Group all effects into an Audio Effect Rack so you can control key parameters with macros. Map useful, automatable parameters to your macros — for example:
- Macro 1 = Auto Filter cutoff
- Macro 2 = Hybrid Reverb Dry/Wet
- Macro 3 = Saturator Drive
- Macro 4 = Auto Filter LFO Amount or Rate
Note: Clip Grain Size can’t be mapped to a rack macro. Practical workarounds are to prepare multiple duplicates with different Grain Sizes and crossfade between them, use Grain Delay on a duplicate for automatable grainy echoes, or resample into Simpler/Sampler for more modulation options if you have Suite.
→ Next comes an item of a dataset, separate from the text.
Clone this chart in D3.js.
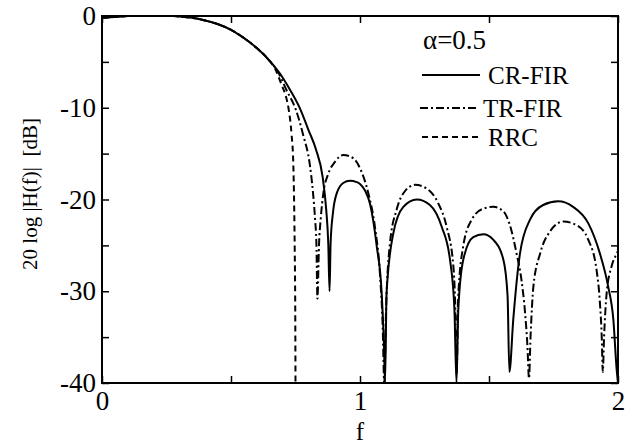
<!DOCTYPE html>
<html><head><meta charset="utf-8">
<script src="https://cdn.jsdelivr.net/npm/d3@7"></script>
<style>body{margin:0;background:#fff}svg{display:block}</style>
</head><body>
<script>
// shared passband (f, dB)
const passF  = [0, 0.05, 0.1, 0.15, 0.2, 0.25, 0.3, 0.35, 0.4, 0.45, 0.5, 0.55, 0.6, 0.65];
const passDb = [-0.2, -0.1, 0, 0.05, 0.1, 0.05, -0.05, -0.2, -0.5, -0.9, -1.5, -2.4, -3.5, -4.9];

const crF  = [0.7, 0.732, 0.77, 0.8, 0.83, 0.855, 0.869, 0.877, 0.882, 0.886, 0.895, 0.91, 0.935, 0.961, 0.987, 1.0, 1.019, 1.039, 1.065, 1.084, 1.093, 1.097, 1.103, 1.129, 1.168, 1.22, 1.271, 1.317, 1.349, 1.366, 1.374, 1.381, 1.4, 1.439, 1.478, 1.517, 1.556, 1.572, 1.579, 1.594, 1.62, 1.659, 1.71, 1.768, 1.826, 1.885, 1.93, 1.962, 1.982, 1.995, 2.0];
const crDb = [-6.7, -8.2, -10.25, -12.4, -14.6, -17.5, -21.1, -24.8, -30, -24.8, -21.5, -19.3, -18.2, -17.95, -18.1, -18.3, -19.0, -20.5, -25.1, -30.2, -36, -40, -30.2, -23.7, -20.8, -20.0, -20.6, -23.0, -26.6, -32, -40, -32, -26.6, -24.1, -23.8, -24.4, -26.6, -30.5, -38.8, -33.1, -25.9, -22.2, -20.6, -20.2, -20.8, -22.6, -25.9, -29.5, -33.1, -38.6, -40];

const trF  = [0.68, 0.715, 0.752, 0.78, 0.805, 0.818, 0.826, 0.831, 0.835, 0.841, 0.848, 0.858, 0.877, 0.903, 0.935, 0.974, 1.0, 1.032, 1.058, 1.078, 1.088, 1.094, 1.101, 1.116, 1.142, 1.174, 1.213, 1.258, 1.303, 1.336, 1.362, 1.37, 1.375, 1.38, 1.4, 1.433, 1.478, 1.517, 1.556, 1.581, 1.607, 1.626, 1.64, 1.649, 1.655, 1.661, 1.672, 1.698, 1.736, 1.788, 1.84, 1.885, 1.917, 1.93, 1.937, 1.941, 1.946, 1.956, 1.975, 1.995, 2.0];
const trDb = [-6.0, -8.07, -10.25, -13.0, -16.1, -19.3, -22.2, -24.8, -30.8, -25, -22, -19.3, -17.2, -15.9, -15.15, -15.5, -16.6, -19.3, -23.0, -28.4, -33.9, -40, -32, -24.8, -21.1, -19.1, -18.4, -18.8, -20.4, -23.0, -27.3, -32.4, -39, -31, -25.1, -22.2, -21.0, -20.8, -21.3, -22.8, -25.9, -28.8, -32.4, -36.0, -39.5, -35, -29.5, -25.9, -23.5, -22.4, -22.8, -24.4, -27.7, -31.3, -35, -38.8, -35, -30.2, -27.3, -25.9, -25.6];

const rrcF  = [0.67, 0.696, 0.715, 0.724, 0.735, 0.741, 0.745, 0.747, 0.749, 0.75];
const rrcDb = [-5.7, -7.5, -9.0, -10.25, -13.0, -15.7, -21, -25.5, -32, -40];

const xTicks = [0, 0.5, 1, 1.5, 2];
const xLabels = ["0", "", "1", "", "2"];
const yTicks = [0, -5, -10, -15, -20, -25, -30, -35, -40];
const yLabels = ["0", "", "-10", "", "-20", "", "-30", "", "-40"];
const legendNames = ["CR-FIR", "TR-FIR", "RRC"];
const legendTitle = "α=0.5";

const W = 644, H = 445;
const m = {l: 102, r: 618, t: 16, b: 383};
const x = d3.scaleLinear().domain([0, 2]).range([m.l, m.r]);
const y = d3.scaleLinear().domain([-40, 0]).range([m.b, m.t]);

const svg = d3.select("body").append("svg").attr("width", W).attr("height", H)
  .style("font-family", "'Liberation Serif', 'Times New Roman', serif");

svg.append("defs").append("clipPath").attr("id", "clip")
  .append("rect").attr("x", m.l).attr("y", m.t).attr("width", m.r - m.l).attr("height", m.b - m.t);

const zip = (a, b) => a.map((v, i) => [v, b[i]]);
const pass = zip(passF, passDb);
const series = [
  {pts: pass.concat(zip(crF, crDb)), dash: null},
  {pts: pass.concat(zip(trF, trDb)), dash: "8,3,2,3"},
  {pts: pass.concat(zip(rrcF, rrcDb)), dash: "6,4"}
];
const line = d3.line().x(d => x(d[0])).y(d => y(d[1])).curve(d3.curveMonotoneX);
const g = svg.append("g").attr("clip-path", "url(#clip)");
series.forEach(s => {
  g.append("path").attr("d", line(s.pts)).attr("fill", "none").attr("stroke", "#000")
    .attr("stroke-width", 2).attr("stroke-dasharray", s.dash);
});

// axes with inward ticks
const tl = 7;
const axB = svg.append("g").attr("transform", `translate(0,${m.b})`)
  .call(d3.axisBottom(x).tickValues(xTicks).tickSize(-tl).tickPadding(8).tickFormat((d, i) => xLabels[i]));
const axT = svg.append("g").attr("transform", `translate(0,${m.t})`)
  .call(d3.axisTop(x).tickValues(xTicks).tickSize(-tl).tickFormat(""));
const axL = svg.append("g").attr("transform", `translate(${m.l},0)`)
  .call(d3.axisLeft(y).tickValues(yTicks).tickSize(-tl).tickPadding(6).tickFormat((d, i) => yLabels[i]));
const axR = svg.append("g").attr("transform", `translate(${m.r},0)`)
  .call(d3.axisRight(y).tickValues(yTicks).tickSize(-tl).tickFormat(""));
[axB, axT, axL, axR].forEach(a => {
  a.select(".domain").remove();
  a.selectAll("line").attr("stroke", "#000").attr("stroke-width", 1.5);
  a.selectAll("text").attr("fill", "#000").style("font-size", "27px").style("font-family", "'Liberation Serif', serif");
});
svg.append("rect").attr("x", m.l).attr("y", m.t).attr("width", m.r - m.l).attr("height", m.b - m.t)
  .attr("fill", "none").attr("stroke", "#000").attr("stroke-width", 2);

// axis labels
svg.append("text").attr("x", (m.l + m.r) / 2).attr("y", 440).attr("text-anchor", "middle")
  .style("font-size", "25px").text("f");
svg.append("text").attr("transform", `translate(37,194) rotate(-90)`)
  .attr("text-anchor", "middle").style("font-size", "21px").attr("xml:space", "preserve")
  .text("20 log |H(f)|  [dB]");

// legend
svg.append("text").attr("x", 423).attr("y", 49).style("font-size", "27px").text(legendTitle);
const legY = [75, 108, 137];
const legX1 = [422, 420, 422], legX2 = [480, 477, 480], legTX = [488, 483, 488];
legendNames.forEach((n, i) => {
  svg.append("line").attr("x1", legX1[i]).attr("x2", legX2[i]).attr("y1", legY[i]).attr("y2", legY[i])
    .attr("stroke", "#000").attr("stroke-width", 2).attr("stroke-dasharray", series[i].dash);
  svg.append("text").attr("x", legTX[i]).attr("y", legY[i] + 9).style("font-size", "25px").text(n);
});
</script>
</body></html>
Now add movement and structure with automation. Over the first 8–16 bars slowly open Macro 1 — the filter — from closed to about mid position to reveal highs. At bars 8–12 increase Macro 2, the reverb wet, for a swell. Nudge Macro 3, the saturation, up slightly near the end so the texture pushes into your drum entrance. Keep automation gradual; small changes create tension without stealing focus from the drums to come.
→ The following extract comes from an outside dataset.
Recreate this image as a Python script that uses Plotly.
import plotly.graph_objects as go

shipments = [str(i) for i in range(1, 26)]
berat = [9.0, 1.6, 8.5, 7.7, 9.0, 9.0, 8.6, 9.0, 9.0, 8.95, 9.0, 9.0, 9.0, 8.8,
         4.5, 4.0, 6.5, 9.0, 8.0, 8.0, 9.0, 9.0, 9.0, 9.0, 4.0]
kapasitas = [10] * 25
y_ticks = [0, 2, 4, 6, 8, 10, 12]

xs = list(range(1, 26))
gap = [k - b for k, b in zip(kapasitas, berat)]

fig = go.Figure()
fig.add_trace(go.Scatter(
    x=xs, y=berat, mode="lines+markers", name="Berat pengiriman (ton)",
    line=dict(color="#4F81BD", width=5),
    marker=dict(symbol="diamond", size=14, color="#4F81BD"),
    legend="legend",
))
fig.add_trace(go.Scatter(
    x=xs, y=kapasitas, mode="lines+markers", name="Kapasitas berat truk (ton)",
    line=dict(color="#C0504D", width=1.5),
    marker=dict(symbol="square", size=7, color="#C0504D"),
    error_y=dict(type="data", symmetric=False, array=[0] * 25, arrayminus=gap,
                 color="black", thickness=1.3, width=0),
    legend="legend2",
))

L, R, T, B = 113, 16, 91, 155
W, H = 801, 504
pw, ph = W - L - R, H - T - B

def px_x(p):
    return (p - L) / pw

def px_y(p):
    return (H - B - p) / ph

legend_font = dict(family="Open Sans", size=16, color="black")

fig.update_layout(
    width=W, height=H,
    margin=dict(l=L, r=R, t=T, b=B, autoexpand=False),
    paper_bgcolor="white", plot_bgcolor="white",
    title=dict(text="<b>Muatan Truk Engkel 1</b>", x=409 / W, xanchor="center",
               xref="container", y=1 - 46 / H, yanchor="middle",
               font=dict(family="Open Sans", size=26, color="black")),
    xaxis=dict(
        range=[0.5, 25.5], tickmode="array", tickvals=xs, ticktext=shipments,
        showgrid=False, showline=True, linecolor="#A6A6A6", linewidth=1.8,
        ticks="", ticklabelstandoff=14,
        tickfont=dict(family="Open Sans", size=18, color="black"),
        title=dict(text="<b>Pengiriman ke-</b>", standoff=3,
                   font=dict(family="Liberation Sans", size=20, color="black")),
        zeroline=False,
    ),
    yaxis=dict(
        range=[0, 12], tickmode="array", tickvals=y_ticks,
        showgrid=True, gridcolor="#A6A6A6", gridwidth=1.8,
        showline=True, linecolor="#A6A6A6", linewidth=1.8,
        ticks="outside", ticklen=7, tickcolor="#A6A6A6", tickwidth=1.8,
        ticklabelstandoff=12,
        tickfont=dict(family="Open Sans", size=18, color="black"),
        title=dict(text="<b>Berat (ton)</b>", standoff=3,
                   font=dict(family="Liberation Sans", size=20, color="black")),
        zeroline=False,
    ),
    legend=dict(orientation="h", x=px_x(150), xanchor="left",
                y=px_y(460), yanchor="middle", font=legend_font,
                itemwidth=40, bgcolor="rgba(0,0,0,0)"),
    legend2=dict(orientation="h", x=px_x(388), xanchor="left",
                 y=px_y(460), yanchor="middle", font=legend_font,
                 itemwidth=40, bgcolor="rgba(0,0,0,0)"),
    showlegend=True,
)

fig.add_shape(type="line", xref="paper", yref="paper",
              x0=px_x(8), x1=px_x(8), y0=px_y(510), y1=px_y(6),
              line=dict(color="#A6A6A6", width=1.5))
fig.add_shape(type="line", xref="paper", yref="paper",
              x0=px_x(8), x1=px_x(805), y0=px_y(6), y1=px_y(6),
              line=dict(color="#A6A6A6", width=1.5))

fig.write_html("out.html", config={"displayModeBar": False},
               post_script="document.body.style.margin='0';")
If you want a rhythmic, club‑PA breathing, duplicate the track and set up subtle sidechain ducking. Use a ghost kick MIDI clip on another track to trigger a Compressor or Gate and duck the ambience 3–6 dB in time with the pattern. This gives a classic rhythmic pulsing familiar in oldskool sets.
Polish the stereo image and levels next. Use Utility to widen carefully — duplicate the processed track, invert phase on one copy and micro‑shift it a few milliseconds, or increase Width modestly (avoid extremes). Check in mono often to make sure nothing collapses or disappears. Final EQ: notch any resonances with EQ Eight and tweak a gentle boost around 3–7 kHz for smoky sizzle or cut above 12 kHz for vintage dullness. Group your intro tracks and add Glue Compressor with a light ratio, aiming for 2–4 dB of gain reduction to glue the layers.
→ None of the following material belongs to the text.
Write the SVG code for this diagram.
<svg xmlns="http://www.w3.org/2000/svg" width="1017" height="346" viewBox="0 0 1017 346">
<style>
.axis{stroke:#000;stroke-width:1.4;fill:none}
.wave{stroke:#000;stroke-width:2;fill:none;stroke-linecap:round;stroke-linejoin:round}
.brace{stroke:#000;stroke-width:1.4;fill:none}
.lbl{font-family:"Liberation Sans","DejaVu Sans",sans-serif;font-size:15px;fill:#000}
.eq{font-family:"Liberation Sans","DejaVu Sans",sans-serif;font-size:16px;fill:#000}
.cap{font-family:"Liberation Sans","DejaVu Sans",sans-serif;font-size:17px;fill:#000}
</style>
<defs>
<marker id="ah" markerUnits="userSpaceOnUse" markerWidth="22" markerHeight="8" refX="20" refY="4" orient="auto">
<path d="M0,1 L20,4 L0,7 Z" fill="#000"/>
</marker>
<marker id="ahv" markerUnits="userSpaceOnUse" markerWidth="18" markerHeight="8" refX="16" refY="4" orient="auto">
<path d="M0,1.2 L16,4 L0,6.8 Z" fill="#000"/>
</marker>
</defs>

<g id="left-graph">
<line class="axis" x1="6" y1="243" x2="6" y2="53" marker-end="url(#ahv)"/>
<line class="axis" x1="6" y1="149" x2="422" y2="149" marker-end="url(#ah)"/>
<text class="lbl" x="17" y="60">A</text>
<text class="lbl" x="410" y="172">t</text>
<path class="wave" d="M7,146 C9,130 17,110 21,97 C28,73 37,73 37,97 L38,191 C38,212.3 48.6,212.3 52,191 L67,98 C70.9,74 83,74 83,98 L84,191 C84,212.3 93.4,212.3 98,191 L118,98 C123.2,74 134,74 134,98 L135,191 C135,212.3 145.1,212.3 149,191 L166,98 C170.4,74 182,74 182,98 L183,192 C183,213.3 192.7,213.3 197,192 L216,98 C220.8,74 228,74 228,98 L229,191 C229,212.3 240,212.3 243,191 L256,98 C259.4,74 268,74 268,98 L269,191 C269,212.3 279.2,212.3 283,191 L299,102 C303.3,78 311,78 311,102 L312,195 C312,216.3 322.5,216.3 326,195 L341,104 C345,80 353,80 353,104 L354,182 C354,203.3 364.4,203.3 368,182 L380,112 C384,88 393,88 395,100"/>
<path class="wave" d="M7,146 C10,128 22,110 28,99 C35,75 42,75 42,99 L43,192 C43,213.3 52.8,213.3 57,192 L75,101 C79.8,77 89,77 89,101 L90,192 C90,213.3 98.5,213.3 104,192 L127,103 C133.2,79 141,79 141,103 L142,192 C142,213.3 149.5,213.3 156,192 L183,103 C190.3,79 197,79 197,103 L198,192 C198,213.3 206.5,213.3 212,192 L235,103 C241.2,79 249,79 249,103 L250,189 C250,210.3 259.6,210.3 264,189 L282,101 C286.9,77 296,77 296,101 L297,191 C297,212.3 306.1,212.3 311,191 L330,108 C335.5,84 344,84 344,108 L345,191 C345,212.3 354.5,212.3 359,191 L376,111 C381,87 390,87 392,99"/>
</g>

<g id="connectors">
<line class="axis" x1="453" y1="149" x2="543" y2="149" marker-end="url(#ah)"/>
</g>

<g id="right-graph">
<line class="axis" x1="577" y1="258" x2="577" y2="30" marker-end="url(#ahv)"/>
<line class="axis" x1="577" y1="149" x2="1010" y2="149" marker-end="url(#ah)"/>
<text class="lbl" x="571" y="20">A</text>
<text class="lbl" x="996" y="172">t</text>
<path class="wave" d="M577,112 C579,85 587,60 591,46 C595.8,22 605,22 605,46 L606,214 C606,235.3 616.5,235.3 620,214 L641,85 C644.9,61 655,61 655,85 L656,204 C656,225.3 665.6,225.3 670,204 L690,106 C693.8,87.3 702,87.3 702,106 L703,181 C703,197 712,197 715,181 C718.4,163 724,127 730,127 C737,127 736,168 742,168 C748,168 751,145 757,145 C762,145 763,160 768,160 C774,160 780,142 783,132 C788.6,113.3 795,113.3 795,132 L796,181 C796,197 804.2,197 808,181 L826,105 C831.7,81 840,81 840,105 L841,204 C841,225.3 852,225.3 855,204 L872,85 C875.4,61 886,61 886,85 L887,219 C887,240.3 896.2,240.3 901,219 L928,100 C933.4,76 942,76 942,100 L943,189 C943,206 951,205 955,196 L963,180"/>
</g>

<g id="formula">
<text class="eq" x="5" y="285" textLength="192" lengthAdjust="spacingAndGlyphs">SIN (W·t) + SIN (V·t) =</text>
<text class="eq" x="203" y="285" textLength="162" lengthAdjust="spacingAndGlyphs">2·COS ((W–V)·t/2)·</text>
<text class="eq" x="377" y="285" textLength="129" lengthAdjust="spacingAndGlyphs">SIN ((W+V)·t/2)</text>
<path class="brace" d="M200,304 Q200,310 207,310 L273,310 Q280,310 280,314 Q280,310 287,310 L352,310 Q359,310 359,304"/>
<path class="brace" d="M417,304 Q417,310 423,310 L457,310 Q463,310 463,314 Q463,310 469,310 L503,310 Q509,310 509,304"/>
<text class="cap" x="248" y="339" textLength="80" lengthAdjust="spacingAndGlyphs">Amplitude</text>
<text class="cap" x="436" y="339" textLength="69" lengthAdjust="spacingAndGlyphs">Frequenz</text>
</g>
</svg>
Consolidate the final warped region (select and Cmd/Ctrl + J) and save it to your User Library with a descriptive name and variations if you made them. Transpose the group by ±1 semitone for quick variations.
Watch out for common mistakes: don’t use Beats or Re‑Pitch for long drones — those modes will destroy texture. Avoid over‑quantizing with too many warp markers. Keep reverb dry/wet moderate; don’t drown the clip. Use saturation and bit reduction subtly, and high‑pass below 30–50 Hz to protect space for incoming bass and drums.
A few pro tips before you practice: automate Grain Size by switching between duplicates or using Grain Delay for modulated grain control; use a return channel with a long, filtered reverb and a pitch‑shifted copy down a musical interval for subterranean rumble; add sparse vinyl crackle or a tiny chorus on a duplicate to nudge the oldskool feel. When CPU gets heavy, design with shorter decays and lower quality, then freeze or resample long tails once you’re happy.
Mini practice exercise — try this now: import a 20–40 second warehouse recording, warp it in Texture mode with Grain Size 80 ms and Flux 30%. Duplicate and transpose the duplicate +1 semitone, pan left and right. Chain these devices: EQ Eight (HP 40 Hz) → Erosion (Noise 15%) → Saturator (2 dB) → Hybrid Reverb (Dry/Wet 30%) → Auto Filter (Lowpass 1.5 kHz, LFO 1/8). Map Filter Cutoff and Reverb Dry/Wet to two macros and automate a slow open of the filter and rise in reverb over 16 bars. Consolidate and compare the final warped intro to the raw file to hear what changed.
Recap: we used Texture warp mode and minimal warp markers to preserve natural smear; layered duplicates with slight transposition and panning for width; applied EQ, Erosion, Saturator, Hybrid Reverb and Auto Filter to create grit and space; and automated macros for evolving movement. Keep your intro as a mood‑setter, not a competitor to your breaks. Save variations, test on different systems, and use subtle automation to build tension leading into your drums.
That’s it — warp, experiment, resample and commit when something feels right. The smoky warehouse intro is a mood engine: small adjustments can make a big difference.